Direction =>
Exactly repeat the material, dropping every picture from the copy.

start

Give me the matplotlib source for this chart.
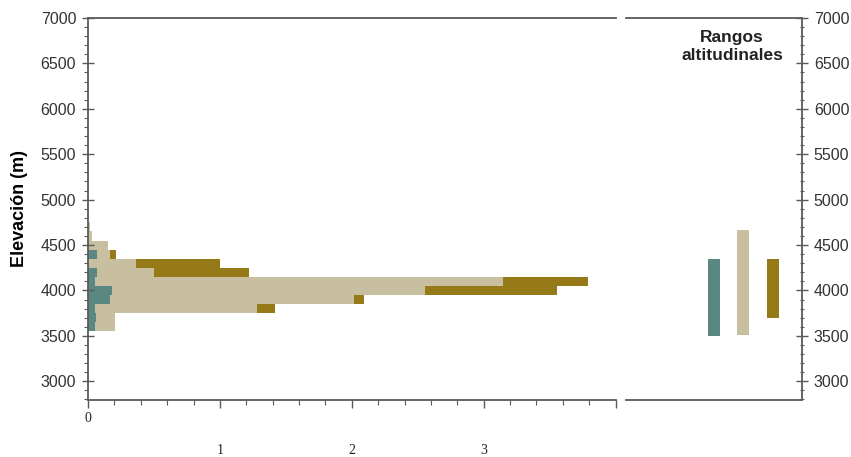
import matplotlib
matplotlib.use('Agg')
import matplotlib.pyplot as plt
from matplotlib.ticker import MultipleLocator

plt.rcParams['font.family'] = ['Liberation Sans', 'DejaVu Sans']

# elevation bins (center, 100 m wide)
elev = [3600, 3700, 3800, 3900, 4000, 4100, 4200, 4300, 4400, 4500, 4600, 4700]
teal = [0.055, 0.06, 0.05, 0.167, 0.18, 0.055, 0.068, 0.0, 0.07, 0.0, 0.0, 0.0]
beige = [0.15, 0.145, 1.228, 1.85, 2.373, 3.095, 0.432, 0.364, 0.10, 0.15, 0.03, 0.015]
olive = [0.0, 0.0, 0.14, 0.076, 1.0, 0.64, 0.72, 0.64, 0.04, 0.0, 0.0, 0.0]

# altitudinal ranges (low, high)
rangos = [(3495, 4350), (3508, 4662), (3700, 4342)]

xticks = [0, 1, 2, 3]
yticks = [3000, 3500, 4000, 4500, 5000, 5500, 6000, 6500, 7000]

c_teal = '#5b8783'
c_beige = '#c8bea0'
c_olive = '#957a17'
c_axis = '#5a5a5a'

fig = plt.figure(figsize=(8.51, 4.57), dpi=100)
ax = fig.add_axes([88/851, 1 - 399.5/457, (615.5-88)/851, (399.5-18)/457])
ax2 = fig.add_axes([626/851, 1 - 399.5/457, (802-626)/851, (399.5-18)/457])

left2 = [t + b for t, b in zip(teal, beige)]
ax.barh(elev, teal, height=100, color=c_teal, linewidth=0)
ax.barh(elev, beige, height=100, left=teal, color=c_beige, linewidth=0)
ax.barh(elev, olive, height=100, left=left2, color=c_olive, linewidth=0)

ax.set_xlim(0, 4)
ax.set_ylim(2800, 7000)
ax.set_yticks(yticks)
ax.yaxis.set_minor_locator(MultipleLocator(100))
ax.set_xticks([0, 1, 2, 3, 4])
ax.set_xticklabels([])
ax.xaxis.set_minor_locator(MultipleLocator(0.2))
for s in ['right']:
    ax.spines[s].set_visible(False)
for s in ['left', 'top', 'bottom']:
    ax.spines[s].set_color(c_axis)
    ax.spines[s].set_linewidth(1.3)
ax.tick_params(axis='y', which='major', direction='inout', length=9, width=1,
               color=c_axis, labelsize=11.5, labelcolor='#333333', pad=4)
ax.tick_params(axis='y', which='minor', direction='out', length=3, width=0.8, color=c_axis)
ax.tick_params(axis='x', which='major', direction='out', length=6, width=1, color=c_axis)
ax.tick_params(axis='x', which='minor', direction='out', length=3.5, width=0.8, color=c_axis)
ax.set_ylabel('Elevación (m)', fontsize=13, fontweight='bold', labelpad=9)

# x labels drawn at two different offsets as in the original
for v in xticks:
    off = -13.5 if v == 0 else -36.5
    ax.annotate(str(v), xy=(v, 0), xycoords=('data', 'axes fraction'),
                xytext=(0, off), textcoords='offset points', ha='center', va='center',
                family='Liberation Serif', fontsize=10, color='#222222')

# right panel: ranges
for i, (lo, hi) in enumerate(rangos):
    ax2.bar(3 + i, hi - lo, bottom=lo, width=0.42,
            color=[c_teal, c_beige, c_olive][i], linewidth=0)
ax2.set_xlim(0, 6)
ax2.set_ylim(2800, 7000)
ax2.set_xticks([])
ax2.set_yticks(yticks)
ax2.yaxis.set_minor_locator(MultipleLocator(100))
ax2.yaxis.tick_right()
ax2.spines['left'].set_visible(False)
for s in ['right', 'top', 'bottom']:
    ax2.spines[s].set_color(c_axis)
    ax2.spines[s].set_linewidth(1.3)
ax2.tick_params(axis='y', which='major', direction='inout', length=9, width=1,
                color=c_axis, labelsize=11.5, labelcolor='#333333', pad=4)
ax2.tick_params(axis='y', which='minor', direction='inout', length=3, width=0.8, color=c_axis)
ax2.text(0.602, 0.925, 'Rangos\naltitudinales', transform=ax2.transAxes, ha='center',
         va='center', fontsize=12.5, fontweight='bold', color='#222222', linespacing=1.25)

fig.savefig('out.png', dpi=100)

end

Final result =>
Give me the matplotlib source for this chart.
import matplotlib
matplotlib.use('Agg')
import matplotlib.pyplot as plt
from matplotlib.ticker import MultipleLocator

plt.rcParams['font.family'] = ['Liberation Sans', 'DejaVu Sans']

# elevation bins (center, 100 m wide)
elev = [3600, 3700, 3800, 3900, 4000, 4100, 4200, 4300, 4400, 4500, 4600, 4700]
teal = [0.055, 0.06, 0.05, 0.167, 0.18, 0.055, 0.068, 0.0, 0.07, 0.0, 0.0, 0.0]
beige = [0.15, 0.145, 1.228, 1.85, 2.373, 3.095, 0.432, 0.364, 0.10, 0.15, 0.03, 0.015]
olive = [0.0, 0.0, 0.14, 0.076, 1.0, 0.64, 0.72, 0.64, 0.04, 0.0, 0.0, 0.0]

# altitudinal ranges (low, high)
rangos = [(3495, 4350), (3508, 4662), (3700, 4342)]

xticks = [0, 1, 2, 3]
yticks = [3000, 3500, 4000, 4500, 5000, 5500, 6000, 6500, 7000]

c_teal = '#5b8783'
c_beige = '#c8bea0'
c_olive = '#957a17'
c_axis = '#5a5a5a'

fig = plt.figure(figsize=(8.51, 4.57), dpi=100)
ax = fig.add_axes([88/851, 1 - 399.5/457, (615.5-88)/851, (399.5-18)/457])
ax2 = fig.add_axes([626/851, 1 - 399.5/457, (802-626)/851, (399.5-18)/457])

left2 = [t + b for t, b in zip(teal, beige)]
ax.barh(elev, teal, height=100, color=c_teal, linewidth=0)
ax.barh(elev, beige, height=100, left=teal, color=c_beige, linewidth=0)
ax.barh(elev, olive, height=100, left=left2, color=c_olive, linewidth=0)

ax.set_xlim(0, 4)
ax.set_ylim(2800, 7000)
ax.set_yticks(yticks)
ax.yaxis.set_minor_locator(MultipleLocator(100))
ax.set_xticks([0, 1, 2, 3, 4])
ax.set_xticklabels([])
ax.xaxis.set_minor_locator(MultipleLocator(0.2))
for s in ['right']:
    ax.spines[s].set_visible(False)
for s in ['left', 'top', 'bottom']:
    ax.spines[s].set_color(c_axis)
    ax.spines[s].set_linewidth(1.3)
ax.tick_params(axis='y', which='major', direction='inout', length=9, width=1,
               color=c_axis, labelsize=11.5, labelcolor='#333333', pad=4)
ax.tick_params(axis='y', which='minor', direction='out', length=3, width=0.8, color=c_axis)
ax.tick_params(axis='x', which='major', direction='out', length=6, width=1, color=c_axis)
ax.tick_params(axis='x', which='minor', direction='out', length=3.5, width=0.8, color=c_axis)
ax.set_ylabel('Elevación (m)', fontsize=13, fontweight='bold', labelpad=9)

# x labels drawn at two different offsets as in the original
for v in xticks:
    off = -13.5 if v == 0 else -36.5
    ax.annotate(str(v), xy=(v, 0), xycoords=('data', 'axes fraction'),
                xytext=(0, off), textcoords='offset points', ha='center', va='center',
                family='Liberation Serif', fontsize=10, color='#222222')

# right panel: ranges
for i, (lo, hi) in enumerate(rangos):
    ax2.bar(3 + i, hi - lo, bottom=lo, width=0.42,
            color=[c_teal, c_beige, c_olive][i], linewidth=0)
ax2.set_xlim(0, 6)
ax2.set_ylim(2800, 7000)
ax2.set_xticks([])
ax2.set_yticks(yticks)
ax2.yaxis.set_minor_locator(MultipleLocator(100))
ax2.yaxis.tick_right()
ax2.spines['left'].set_visible(False)
for s in ['right', 'top', 'bottom']:
    ax2.spines[s].set_color(c_axis)
    ax2.spines[s].set_linewidth(1.3)
ax2.tick_params(axis='y', which='major', direction='inout', length=9, width=1,
                color=c_axis, labelsize=11.5, labelcolor='#333333', pad=4)
ax2.tick_params(axis='y', which='minor', direction='inout', length=3, width=0.8, color=c_axis)
ax2.text(0.602, 0.925, 'Rangos\naltitudinales', transform=ax2.transAxes, ha='center',
         va='center', fontsize=12.5, fontweight='bold', color='#222222', linespacing=1.25)

fig.savefig('out.png', dpi=100)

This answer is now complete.